Ankara Barosu avukatlarından Sedat Vural, 2007 yılında yapılan seçimlerde milletvekillerine seçimden sonraki 3 ayı kapsayan maaşların ödenmesine ilişkin kararın yürütmesinin durdurulması ve iptali istemiyle idari mahkemesinde dava açmıştı.

Ankara 16. İdare Mahkemesi, davanın ehliyet yönünden reddine karar vermişti. Avukat Vural, bu karar üzerine, Ankara 16. İdare Mahkemesinin kararının bozulması ve yürütmesinin durdurulması istemiyle Danıştay'da dava açmıştı.

Dosyayı görüşen Danıştay 11. Dairesi, Ankara 16. İdare Mahkemesi'nin kararının hukuka uygun olmadığını belirterek kararı bozdu. Daire ayrıca, aylık ödenek ve yollukların, seçimlerin yenilenmesinden sonra TBMM üyeliği sıfatı sona erenlerden geri alınmasını engelleyen TBMM Üyelerine Ödenecek, Yolluk ve Emekliliklerine Dair Kanun'un "Hak Kazanma ve Ödeme" başlıklı 6. maddesinin 3. cümlesinde yer alan ve çeşitli sebeplerle genel seçimin yenilenmesi" ibaresinin Anayasaya uygunluğunun denetlenmesi gerektiğine karar verdi.
 

Anayasal görev

Öte yandan Vural, 2 yıldır AYM'nin Danıştay'ın başvurusuna ilişkin herhangi bir karar vermediğini belirtti. Vural, kendi dosyası ile birlikte bir çok dosyanın mahkemenin elinde beklediğini savunarak, Anayasa Mahkemesi'nin "çalışmama kararı" aldığı yönündeki iddialara, mahkemeye yaptığı başvuruyla tepki gösterdi. AYM'ye verdiği dilekçede, "Anayasanın 11. Maddesi'nde "Anayasa hükümleri, Yasama, Yürütme ve Yargı organlarını, İdare makamlarını ve diğer kuruluş ve kişileri bağlayan temel hukuk kurallarıdır. Kanunlar Anayasaya aykırı olamaz" hükmüne yer verildiğini anımsatan Vural, "Hal böyle olunca bir konuda Anayasa hükmü ile yasa hükmü arasında aykırılık bulunduğundan Anayasa hükmünün uygulanmasına öncelik tanınması ilmi ve içtihadi bir zorunluluktur.
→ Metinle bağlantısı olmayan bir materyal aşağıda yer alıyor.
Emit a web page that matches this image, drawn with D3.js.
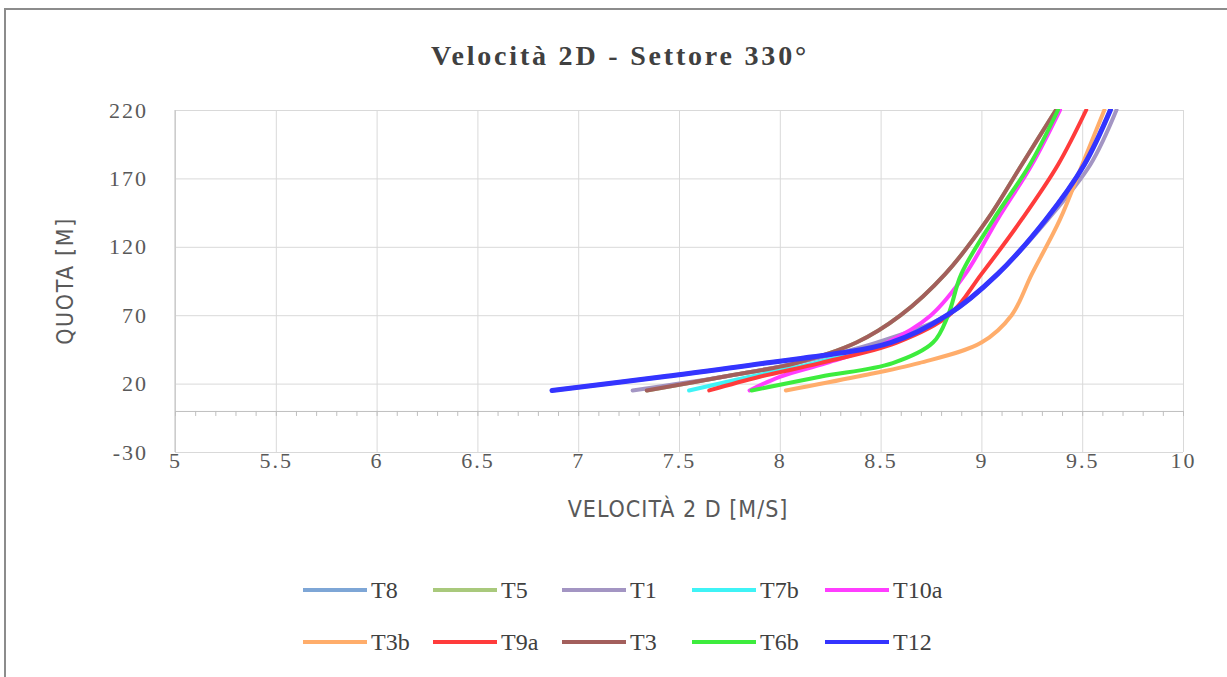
<!DOCTYPE html>
<html>
<head>
<meta charset="utf-8">
<script src="https://cdn.jsdelivr.net/npm/d3@7"></script>
<style>
  body { margin: 0; background: #fff; }
  svg { display: block; }
</style>
</head>
<body>
<svg id="chart" width="1227" height="677"></svg>
<script>
// quota levels shared by every series (m)
const quota = [15, 25, 35, 50, 70, 100, 140, 180, 220];

const seriesNames = ['T8', 'T5', 'T1', 'T7b', 'T10a', 'T3b', 'T9a', 'T3', 'T6b', 'T12'];
const seriesColors = ['#7ea6d6', '#a9c97c', '#a395c3', '#3ff3f6', '#ff3dff', '#ffad6b', '#ff3b3b', '#a35f5c', '#3dec3d', '#3434ff'];

// velocity 2D (m/s) at each quota level
const vT8   = [6.87, 7.42, 7.93, 8.55, 8.83, 9.08, 9.32, 9.51, 9.64];
const vT5   = [7.34, 7.72, 8.08, 8.38, 8.60, 8.82, 9.03, 9.20, 9.37];
const vT1   = [7.27, 7.72, 8.08, 8.48, 8.83, 9.08, 9.33, 9.54, 9.67];
const vT7b  = [7.55, 7.85, 8.17, 8.55, 8.83, 9.08, 9.32, 9.51, 9.64];
const vT10a = [7.85, 8.00, 8.23, 8.53, 8.75, 8.92, 9.08, 9.25, 9.39];
const vT3b  = [8.03, 8.38, 8.69, 9.00, 9.15, 9.25, 9.39, 9.50, 9.61];
const vT9a  = [7.65, 7.90, 8.20, 8.58, 8.84, 9.00, 9.20, 9.38, 9.52];
const vT3   = [7.34, 7.72, 8.08, 8.38, 8.60, 8.82, 9.03, 9.20, 9.37];
const vT6b  = [7.86, 8.20, 8.56, 8.76, 8.835, 8.90, 9.06, 9.24, 9.38];
const vT12  = [6.87, 7.42, 7.93, 8.55, 8.83, 9.08, 9.32, 9.51, 9.64];

const seriesValues = [vT8, vT5, vT1, vT7b, vT10a, vT3b, vT9a, vT3, vT6b, vT12];

const xTicks = [5, 5.5, 6, 6.5, 7, 7.5, 8, 8.5, 9, 9.5, 10];
const yTicks = [-30, 20, 70, 120, 170, 220];

const svg = d3.select('#chart');
const plotLeft = 175, plotRight = 1183, plotTop = 110, plotBottom = 452;

const x = d3.scaleLinear().domain([5, 10]).range([plotLeft, plotRight]);
const y = d3.scaleLinear().domain([-30, 220]).range([plotBottom, plotTop]);

// outer chart frame
svg.append('rect')
  .attr('x', 5).attr('y', 9).attr('width', 1240).attr('height', 700)
  .attr('fill', '#fff').attr('stroke', '#8c8c8c').attr('stroke-width', 2);

// title
svg.append('text')
  .attr('x', 620).attr('y', 65)
  .attr('text-anchor', 'middle')
  .style('font-family', '"Liberation Serif", serif')
  .style('font-weight', 'bold')
  .style('font-size', '28px')
  .style('letter-spacing', '2.8px')
  .attr('fill', '#404040')
  .text('Velocità 2D - Settore 330°');

// horizontal gridlines + y labels
const yAxis = svg.append('g')
  .attr('transform', `translate(${plotLeft},0)`)
  .call(d3.axisLeft(y).tickValues(yTicks).tickSize(-(plotRight - plotLeft)).tickPadding(27).tickFormat(String));
yAxis.select('.domain').remove();
yAxis.selectAll('line').attr('stroke', '#d9d9d9');

// vertical gridlines + x labels
const xAxis = svg.append('g')
  .attr('transform', `translate(0,${plotBottom})`)
  .call(d3.axisBottom(x).tickValues(xTicks).tickSize(-(plotBottom - plotTop)).tickPadding(0).tickFormat(String));
xAxis.select('.domain').remove();
xAxis.selectAll('line').attr('stroke', '#d9d9d9');

svg.selectAll('.tick text')
  .style('font-family', '"Liberation Serif", serif')
  .style('font-size', '22px')
  .style('letter-spacing', '2px')
  .attr('fill', '#595959');

// value axis line at left
svg.append('line')
  .attr('x1', plotLeft).attr('x2', plotLeft).attr('y1', plotTop).attr('y2', plotBottom)
  .attr('stroke', '#bfbfbf');

// category axis crossing at quota 0 with minor ticks
const minor = svg.append('g')
  .attr('transform', `translate(0,${y(0)})`)
  .call(d3.axisBottom(x).tickValues(d3.range(0, 51).map(i => 5 + i / 10)).tickSize(5).tickFormat(''));
minor.select('.domain').attr('stroke', '#bfbfbf');
minor.selectAll('line').attr('stroke', '#bfbfbf');

// axis titles
svg.append('text')
  .attr('transform', `translate(73,${(plotTop + plotBottom) / 2}) rotate(-90)`)
  .attr('text-anchor', 'middle')
  .style('font-family', '"Liberation Sans Narrow", "DejaVu Sans Condensed", sans-serif')
  .style('font-size', '23px')
  .style('letter-spacing', '1.6px')
  .attr('fill', '#595959')
  .text('QUOTA [M]');

svg.append('text')
  .attr('x', 678).attr('y', 517)
  .attr('text-anchor', 'middle')
  .style('font-family', '"Liberation Sans Narrow", "DejaVu Sans Condensed", sans-serif')
  .style('font-size', '23px')
  .style('letter-spacing', '1px')
  .attr('fill', '#595959')
  .text('VELOCITÀ 2 D [M/S]');

// series lines
svg.append('clipPath').attr('id', 'plot')
  .append('rect').attr('x', plotLeft).attr('y', plotTop - 1).attr('width', plotRight - plotLeft).attr('height', plotBottom - plotTop);

const line = d3.line()
  .x(d => x(d[0]))
  .y(d => y(d[1]))
  .curve(d3.curveCatmullRom.alpha(0.5));

const lines = svg.append('g').attr('clip-path', 'url(#plot)');
seriesNames.forEach((name, i) => {
  lines.append('path')
    .datum(seriesValues[i].map((v, j) => [v, quota[j]]))
    .attr('fill', 'none')
    .attr('stroke', seriesColors[i])
    .attr('stroke-width', name === 'T12' ? 5 : 4)
    .attr('stroke-linecap', 'round')
    .attr('d', line);
});

// legend, 5 columns by 2 rows
const legendX = [303, 433, 562, 692, 825];
const legendY = [590, 642];
seriesNames.forEach((name, i) => {
  const g = svg.append('g')
    .attr('transform', `translate(${legendX[i % 5]},${legendY[Math.floor(i / 5)]})`);
  g.append('line')
    .attr('x1', 0).attr('x2', 64).attr('y1', 0).attr('y2', 0)
    .attr('stroke', seriesColors[i]).attr('stroke-width', 4);
  g.append('text')
    .attr('x', 68).attr('y', 8)
    .style('font-family', '"Liberation Serif", serif')
    .style('font-size', '24px')
    .attr('fill', '#404040')
    .text(name);
});
</script>
</body>
</html>
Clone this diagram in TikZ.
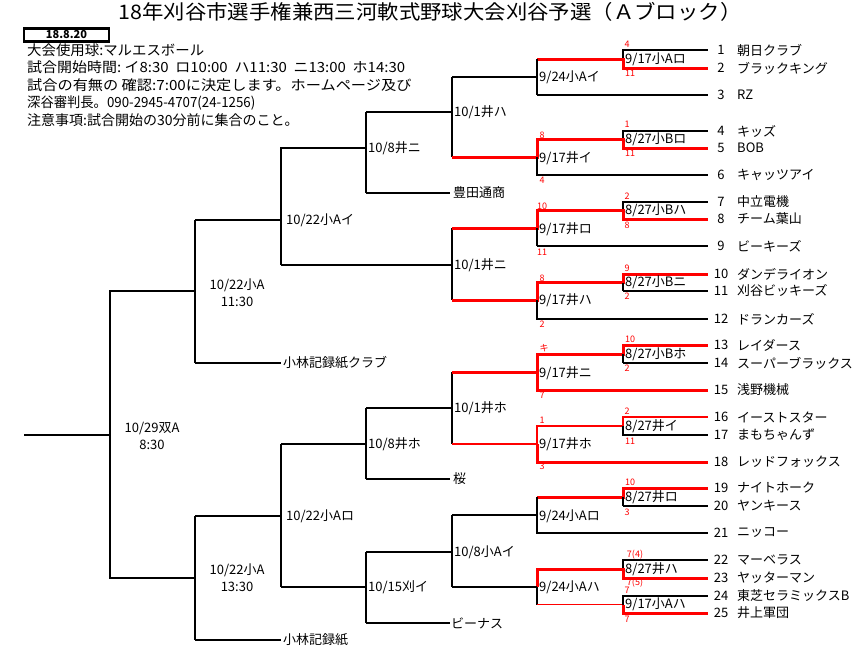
\documentclass[tikz,border=0pt]{standalone}
\usepackage{fontspec}
\newfontfamily\jp{Noto Sans CJK JP}
\begin{document}
\begin{tikzpicture}[x=1pt,y=-1pt,
 thn/.style={line width=1.1pt},
 thk/.style={line width=2.9pt},
 rthk/.style={red, line width=3pt},
 rthn/.style={red, line width=1.5pt},
 lbl/.style={anchor=west, inner sep=0pt, font=\jp\fontsize{13}{13}\selectfont},
 tm/.style={anchor=west, inner sep=0pt, font=\jp\fontsize{13}{13}\selectfont},
 num/.style={inner sep=0pt, font=\jp\fontsize{13}{13}\selectfont},
 sc/.style={red, inner sep=0pt, font=\jp\fontsize{9}{9}\selectfont},
 info/.style={anchor=west, inner sep=0pt, font=\jp\fontsize{14}{14}\selectfont},
 mid/.style={align=center, inner sep=0pt, font=\jp\fontsize{13}{17}\selectfont}]
\useasboundingbox (0,0) rectangle (858,651);

% title and header
\node[inner sep=0pt, font=\jp\fontsize{20}{20}\selectfont] (title) at (430,12) {\scalebox{1.07}[1]{18年刈谷市選手権兼西三河軟式野球大会刈谷予選（Ａブロック）}};
\node[draw, line width=2.5pt, minimum width=85pt, minimum height=13pt, inner sep=0pt, font=\jp\bfseries\fontsize{11}{11}\selectfont] (date) at (66.5,35) {18.8.20};
\node[info] (i1) at (27,50) {\scalebox{1.03}[1]{大会使用球:マルエスボール}};
\node[info] (i2) at (27,67.5) {\scalebox{1.07}[1]{試合開始時間:\ イ8:30\ \ ロ10:00\ \ ハ11:30\ \ ニ13:00\ \ ホ14:30}};
\node[info] (i3) at (27,85) {\scalebox{1.085}[1]{試合の有無の 確認:7:00に決定します。ホームページ及び}};
\node[info] (i4) at (27,103) {\scalebox{0.95}[1]{深谷審判長。090-2945-4707(24-1256)}};
\node[info] (i5) at (27,120.5) {注意事項:試合開始の30分前に集合のこと。};

% ---------- left part (black) ----------
\draw[thk] (24,435) -- (110,435);
\draw[thn] (195,291) -- (110,291) -- (110,578) -- (195,578);
\draw[thk] (195,220) -- (195,363);
\draw[thn] (195,220) -- (281,220);
\draw[thn] (195,363) -- (281,363);
\draw[thk] (195,516) -- (195,640);
\draw[thn] (195,516) -- (281,516);
\draw[thn] (195,640) -- (281,640);
\draw[thn] (366,148) -- (281,148) -- (281,265);
\draw[thk] (281,265) -- (452,265);
\draw[thk] (366,112) -- (366,193);
\draw[thn] (366,112) -- (452,112);
\draw[thn] (366,193) -- (450,193);
\draw[thn] (452,77) -- (452,157);
\draw[thn] (452,228) -- (452,300);
\draw[thn] (281,444) -- (281,587);
\draw[thk] (281,444) -- (366,444);
\draw[thk] (281,587) -- (366,587);
\draw[thk] (366,408) -- (366,479);
\draw[thk] (366,408) -- (452,408);
\draw[thn] (366,479) -- (450,479);
\draw[thn] (452,372) -- (452,444);
\draw[thk] (366,552) -- (366,623);
\draw[thn] (366,552) -- (452,552);
\draw[thk] (366,623) -- (450,623);
\draw[thn] (452,515) -- (452,587);

% ---------- group A ----------
\draw[thn] (623,59) -- (623,50) -- (708,50);
\draw[rthk] (537,59) -- (623,59) -- (623,68) -- (708,68);
\draw[thn] (537,59) -- (537,95);
\draw[thk] (537,95) -- (708,95);
\draw[thk] (452,77) -- (537,77);
% ---------- group B ----------
\draw[thn] (623,139.5) -- (623,131) -- (708,131);
\draw[rthk] (452,157) -- (537,157) -- (537,139.5) -- (623,139.5) -- (623,148) -- (708,148);
\draw[thn] (537,157) -- (537,175) -- (708,175);
% ---------- group C ----------
\draw[thn] (623,210.5) -- (623,202) -- (708,202);
\draw[rthk] (452,228) -- (537,228) -- (537,210.5) -- (623,210.5) -- (623,219) -- (708,219);
\draw[thn] (537,228) -- (537,246);
\draw[thk] (537,246) -- (708,246);
% ---------- group D ----------
\draw[rthk] (452,300) -- (537,300) -- (537,282.5) -- (623,282.5) -- (623,274) -- (708,274);
\draw[thk] (623,282.5) -- (623,291);
\draw[thn] (623,291) -- (708,291);
\draw[thn] (537,300) -- (537,319) -- (708,319);
% ---------- group E ----------
\draw[rthk] (452,372) -- (537,372) -- (537,354) -- (623,354) -- (623,345) -- (708,345);
\draw[rthk] (537,372) -- (537,390) -- (708,390);
\draw[thk] (623,354) -- (623,363);
\draw[thn] (623,363) -- (708,363);
% ---------- group F ----------
\draw[rthn] (452,444) -- (537,444) -- (537,426) -- (623,426) -- (623,417) -- (708,417);
\draw[rthk] (537,444) -- (537,462) -- (708,462);
\draw[thk] (623,426) -- (623,435) -- (708,435);
% ---------- group G ----------
\draw[rthk] (537,497) -- (623,497) -- (623,488) -- (708,488);
\draw[thk] (623,497) -- (623,506);
\draw[thn] (623,506) -- (708,506);
\draw[thn] (452,515) -- (537,515);
\draw[thn] (537,497) -- (537,533) -- (708,533);
% ---------- group H ----------
\draw[thn] (623,569) -- (623,560) -- (708,560);
\draw[rthk] (537,587) -- (537,569) -- (623,569) -- (623,578) -- (708,578);
\draw[thk] (452,587) -- (537,587);
\draw[thn] (537,587) -- (537,604.5);
\draw[rthn] (537,604.5) -- (623,604.5);
\draw[rthk] (623,604.5) -- (623,613) -- (708,613);
\draw[thk] (623,604.5) -- (623,596) -- (708,596);

% ---------- left labels ----------
\node[mid] (f) at (152,435.5) {10/29双A\\8:30};
\node[mid] (s1) at (237,293) {10/22小A\\11:30};
\node[mid] (s2) at (237,578) {10/22小A\\13:30};
\node[lbl] (q1) at (286,220) {10/22小Aイ};
\node[lbl] (k1) at (283,363) {小林記録紙クラブ};
\node[lbl] (q2) at (286,516) {10/22小Aロ};
\node[lbl] (k2) at (283,640) {小林記録紙};
\node[lbl] (r1) at (368,148) {10/8井ニ};
\node[lbl] (toyo) at (453,193) {豊田通商};
\node[lbl] (r2) at (368,444) {10/8井ホ};
\node[lbl] (sak) at (453,479) {桜};
\node[lbl] (r3) at (368,587) {10/15刈イ};
\node[lbl] (ven) at (451,623) {ビーナス};
\node[lbl] (p1) at (454,112) {10/1井ハ};
\node[lbl] (p2) at (454,265) {10/1井ニ};
\node[lbl] (p3) at (454,408) {10/1井ホ};
\node[lbl] (p4) at (454,552) {10/8小Aイ};
\node[lbl] (m1) at (539,77) {9/24小Aイ};
\node[lbl] (m2) at (539,158) {9/17井イ};
\node[lbl] (m3) at (539,229) {9/17井ロ};
\node[lbl] (m4) at (539,300) {9/17井ハ};
\node[lbl] (m5) at (539,373) {9/17井ニ};
\node[lbl] (m6) at (539,444) {9/17井ホ};
\node[lbl] (m7) at (539,516) {9/24小Aロ};
\node[lbl] (m8) at (539,587) {9/24小Aハ};
\node[lbl] (b1) at (625,59) {9/17小Aロ};
\node[lbl] (b2) at (625,139.5) {8/27小Bロ};
\node[lbl] (b3) at (625,210.5) {8/27小Bハ};
\node[lbl] (b4) at (625,282.5) {8/27小Bニ};
\node[lbl] (b5) at (625,354) {8/27小Bホ};
\node[lbl] (b6) at (625,426) {8/27井イ};
\node[lbl] (b7) at (625,497) {8/27井ロ};
\node[lbl] (b8) at (625,569) {8/27井ハ};
\node[lbl] (b9) at (625,604.5) {9/17小Aハ};

% ---------- red scores ----------
\node[sc] (s01) at (627,44) {4};
\node[sc] (s02) at (630,73) {11};
\node[sc] (s03) at (542,135) {8};
\node[sc] (s04) at (542,180) {4};
\node[sc] (s05) at (627,124) {1};
\node[sc] (s06) at (630,153) {11};
\node[sc] (s07) at (542,206) {10};
\node[sc] (s08) at (542,252) {11};
\node[sc] (s09) at (627,196) {2};
\node[sc] (s10) at (627,225) {8};
\node[sc] (s11) at (542,278) {8};
\node[sc] (s12) at (542,324) {2};
\node[sc] (s13) at (627,268) {9};
\node[sc] (s14) at (627,296) {2};
\node[sc] (s15) at (544,348) {キ};
\node[sc] (s16) at (542,395) {7};
\node[sc] (s17) at (630,339) {10};
\node[sc] (s18) at (627,368) {2};
\node[sc] (s19) at (542,420) {1};
\node[sc] (s20) at (542,466) {3};
\node[sc] (s21) at (627,411) {2};
\node[sc] (s22) at (630,441) {11};
\node[sc] (s23) at (630,482) {10};
\node[sc] (s24) at (627,512) {3};
\node[sc] (s25) at (635,555) {7(4)};
\node[sc] (s26) at (635,583) {7(5)};
\node[sc] (s27) at (627,590) {7};
\node[sc] (s28) at (627,619) {7};

% ---------- teams ----------
\foreach \n/\y/\nm in {1/50/朝日クラブ, 2/68/ブラックキング, 3/95/RZ, 4/131/キッズ, 5/148/BOB, 6/175/キャッツアイ, 7/202/中立電機, 8/219/チーム葉山, 9/246/ビーキーズ, 10/274/ダンデライオン, 11/291/刈谷ビッキーズ, 12/319/ドランカーズ, 13/345/レイダース, 14/363/スーパーブラックス, 15/390/浅野機械, 16/417/イーストスター, 17/435/まもちゃんず, 18/462/レッドフォックス, 19/488/ナイトホーク, 20/506/ヤンキース, 21/533/ニッコー, 22/560/マーベラス, 23/578/ヤッターマン, 24/596/東芝セラミックスB, 25/613/井上軍団}
{
 \node[num] (n\n) at (721,\y) {\n};
 \node[tm] (t\n) at (737,\y) {\nm};
}
\end{tikzpicture}
\end{document}
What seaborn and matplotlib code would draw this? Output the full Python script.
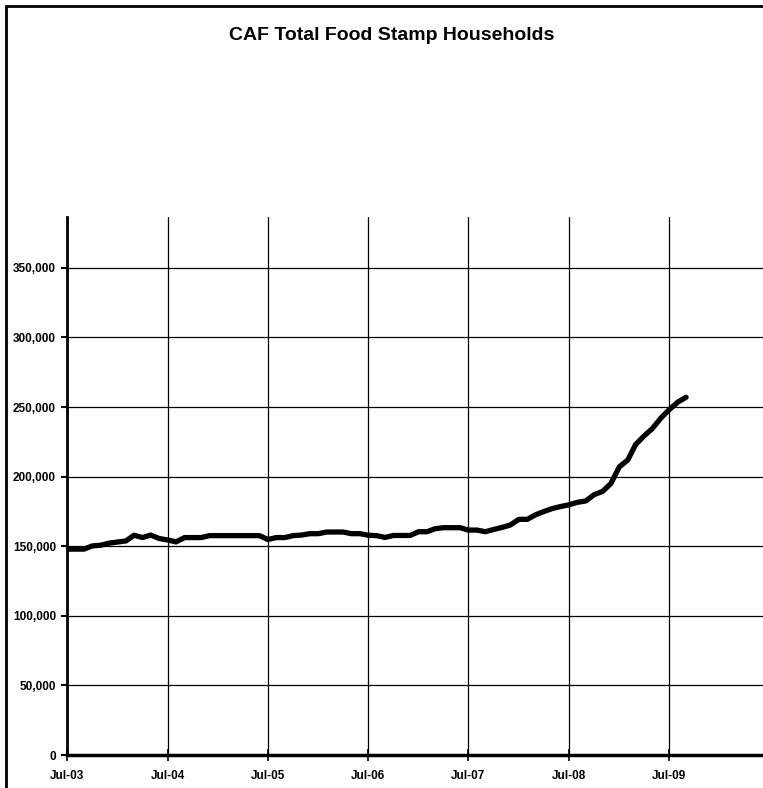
import pandas as pd
import matplotlib.pyplot as plt
import matplotlib.dates as mdates
import matplotlib.ticker as mticker
from matplotlib.patches import Rectangle
import seaborn as sns

# Monthly households, Jul-03 .. Sep-09 (thousands)
start_month = "2003-07-01"
households_k = [
    147.9, 147.9, 147.9, 150.2, 150.7, 152.2, 153.0, 153.8, 157.9, 156.2,
    158.0, 155.5, 154.5, 153.1, 156.2, 156.2, 156.2, 157.6, 157.6, 157.6,
    157.6, 157.6, 157.6, 157.6, 154.8, 156.2, 156.2, 157.6, 158.0, 159.0,
    159.0, 160.2, 160.2, 160.2, 159.0, 159.0, 157.9, 157.6, 156.3, 157.7,
    157.7, 157.7, 160.4, 160.4, 162.5, 163.3, 163.3, 163.3, 161.6, 161.6,
    160.4, 162.0, 163.5, 165.2, 169.3, 169.3, 172.5, 174.9, 177.0, 178.5,
    179.7, 181.5, 182.5, 187.0, 189.4, 195.0, 207.0, 212.0, 223.0, 229.2,
    234.5, 242.0, 248.0, 253.4, 257.0,
]
tick_years = ["2003", "2004", "2005", "2006", "2007", "2008", "2009"]
y_ticks = [0, 50000, 100000, 150000, 200000, 250000, 300000, 350000]

df = pd.DataFrame({
    "month": pd.date_range(start_month, periods=len(households_k), freq="MS"),
    "households": [v * 1000 for v in households_k],
})

sns.set_theme(style="white")
plt.rcParams["font.family"] = ["Liberation Sans", "DejaVu Sans"]
plt.rcParams.update({"text.color": "black", "xtick.color": "black",
                     "ytick.color": "black", "axes.labelcolor": "black"})

fig = plt.figure(figsize=(7.63, 7.88), dpi=100)
ax = fig.add_axes([67 / 763, 1 - 755 / 788, 1 - 67 / 763, (755 - 217) / 788])

sns.lineplot(data=df, x="month", y="households", color="black", linewidth=3.8,
             ax=ax, solid_capstyle="round", solid_joinstyle="round", zorder=3)

ax.set_ylim(0, 386500)
ax.set_xlim(pd.Timestamp("2003-07-01"), pd.Timestamp("2010-06-08"))
ax.set_yticks(y_ticks)
ax.yaxis.set_major_formatter(mticker.FuncFormatter(lambda v, p: f"{int(v):,}"))
ax.set_xticks([pd.Timestamp(f"{y}-07-01") for y in tick_years])
ax.xaxis.set_major_formatter(mdates.DateFormatter("%b-%y"))

ax.grid(True, color="black", linewidth=0.9)
ax.set_axisbelow(True)
for side in ["top", "right"]:
    ax.spines[side].set_visible(False)
ax.spines["left"].set_linewidth(2)
ax.spines["bottom"].set_linewidth(2.5)
ax.spines["left"].set_color("black")
ax.spines["bottom"].set_color("black")
ax.tick_params(axis="y", direction="out", length=4, width=1.5, color="black",
               labelsize=8.5, pad=4, left=True, labelcolor="black")
ax.tick_params(axis="x", direction="inout", length=8, width=1.2, color="black",
               labelsize=8.5, pad=7, bottom=True, labelcolor="black")
for lbl in ax.get_xticklabels() + ax.get_yticklabels():
    lbl.set_fontweight("bold")
ax.set_xlabel("")
ax.set_ylabel("")

fig.text(392 / 763, 1 - 35 / 788, "CAF Total Food Stamp Households",
         ha="center", va="center", fontsize=14, fontweight="bold", color="black")

# outer chart border (left and top edges visible)
fig.add_artist(Rectangle((6 / 763, -1), 2, 2 - 6 / 788, transform=fig.transFigure,
                         fill=False, edgecolor="black", linewidth=2))

fig.savefig("out.png", dpi=100)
Zira normlar hiyerarşisinde piramidin tepesinde Anayasa, sonra Yasa, Tüzük, Yönetmelik hükümleri gelmektedir" dedi.

"Gerçekte de Anayasa bir konuyu somut, ayrıntılı ve uygulanabilir nitelikte düzenlemişse Anayasanın doğrudan doğruya uygulanması yasal ve hukuksal açıdan zorunlu" olduğunu savunan Vural, dilekçesinde şu ifadelere yer verdi:
"Anayasanın 149. maddesinin ikinci paragrafına aynen 'Siyasi Partilere ilişkin dava ve başvurulara, iptal ve itiraz davaları ile Yüce Divan sıfatıyla yürütülecek yargılamalara Genel Kurulca bakılır' hükmüne amirdir. Talep konum itiraza ilişkin olup, Genel Kurulca görüşülmesi Anayasaca hüküm altına alınmıştır. Genel Kurul üyelerinin tamamı seçilmiştir. Anayasanın 149. maddesi itiraz konusunu ayrıntılı ve somut bir biçimde ortaya koyarak özel nitelikte hüküm koyduğu için uygulama öncelliğine sahiptir. Ayrıca mevcut 'Anayasa Mahkemesi Kuruluş Yasası' ve 'Anayasa Mahkemesi İç Tüzüğü' gereği toplantıların yapılması Anayasal ve Yasal görevdir."